Monitoring – Surveillance – Maintenance prédictive
Le recours accru aux technologies et méthodes de monitoring, de surveillance et de simulation à partir de scénarios grâce à l’utilisation des modèles numériques 3D et de l’IIOT, et du développement des CND, permet de modifier profondément la chaine de valeur de la maintenance de l’outil de production.
Enjeu technologique. Grâce aux modèles numériques 3D, à l’IIOT et aux CND, managers et décideurs de l’usine du futur peuvent mieux détecter les dysfonctionnements, incidents ou pannes de l’outil de production. Et ainsi mieux connaître les incidences sur la durée de vie des équipements et de l’outil de production. Et mieux diagnostiquer et mettre en œuvre une maintenance prédictive de l’outil de production.

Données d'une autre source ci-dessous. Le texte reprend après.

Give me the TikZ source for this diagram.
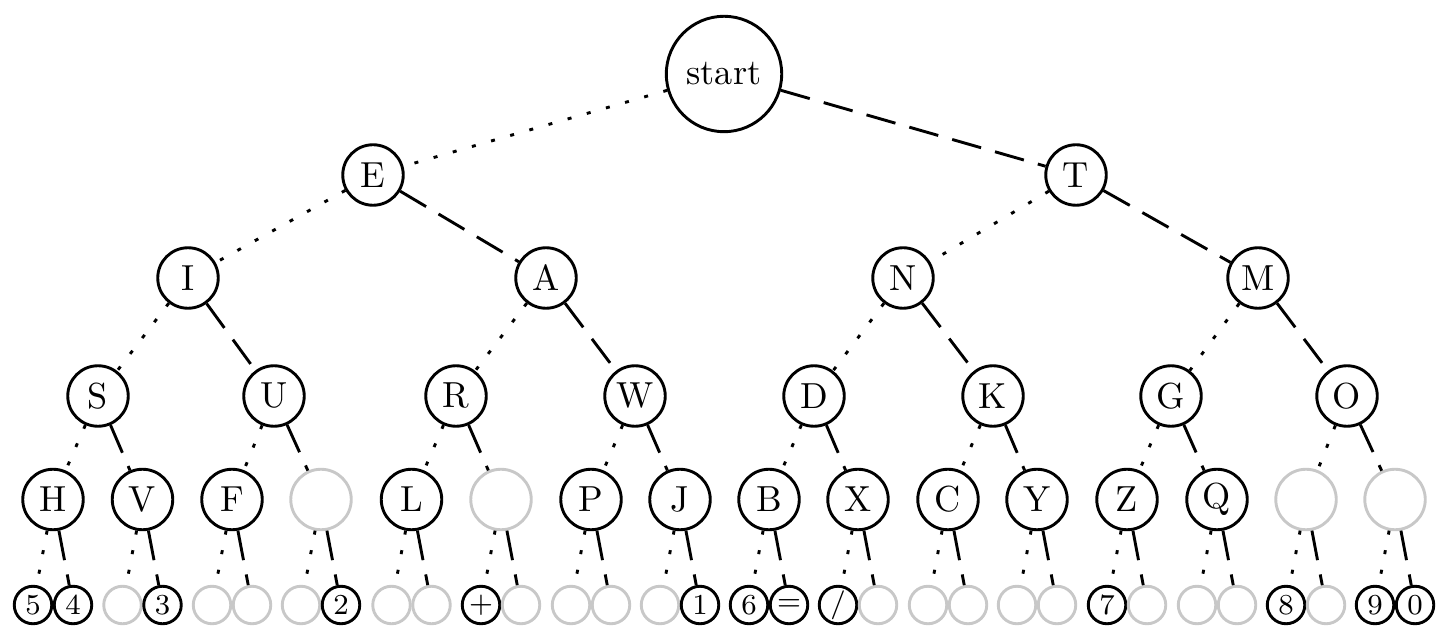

Le développement dans l’usine du futur des technologies de monitoring, de surveillance et de maintenance prédictive se confronte à un enjeu majeur. Celui de l’intégration à la chaîne numérique pour optimiser en temps réel l’outil de production et pouvoir le reconfigurer de manière automatique et optimiser sa performance. Un autre enjeu : le développement de système de système de supervision non limité à la supervision d’une partie. Ou d’un écosystème de production. Mais capable d’influer et de reconfigurer de manière globale l’outil de production en temps réel.
Enjeux réglementaires. Ils concernent au premier plan la cybersécurité, mais aussi la gestion de la transparence et de la traçabilité des simulations et des outils de diagnostic et de simulation. Egalement les conséquences en termes de responsabilité qui découle de l’information et de la connaissance des modes de défaillances. Ou encore des fragilités des objets ou produits fabriqués dans l’usine du futur. Sans oublier la question de l’acceptabilité par les opérateurs et par les clients des capteurs intégrés respectivement sur le système de production ou dans les objets fabriqués.
Evaluation de l’ensemble des enjeux réglementaires et normatifs
L’ensemble des enjeux réglementaires et normatifs propres aux technologies transversales ainsi qu’à chaque écosystème technologique doit également doit être évalué. Ceci dans le cadre d’une approche globale. L’analyse en silo des impacts et incidences des enjeux réglementaires d’un écosystème technologique ne suffit pas. L’analyse et l’évaluation des enjeux réglementaires doivent être conduites en prenant en compte l’ensemble des écosystèmes technologiques. Ainsi que les liens de dépendance ou de convergence entre eux.
L’usine du futur n’est pas une prospective futuriste. Elle est déjà là. L’usine du futur va également modifier la relation avec le consommateur-acteur. Ainsi que les rapports de force et l’expérience du consommateur-acteur.
Enfin, elle va également entraîner une modification en profondeur de l’écosystème des compétences. Principalement en créant de nouveaux savoir-faire et en rendant obsolète des savoir-faire existants.
Didier Gazagne
Lexing Droit Intelligence économique
(1) Ministère de l’Economie, de l’Industrie et du Numérique, Article « Nouvelle France Industrielle : construire l’industrie française du futur »
(2) Ministère de l’Economie, de l’Industrie et du Numérique, Article « Technologies clé 2020 ».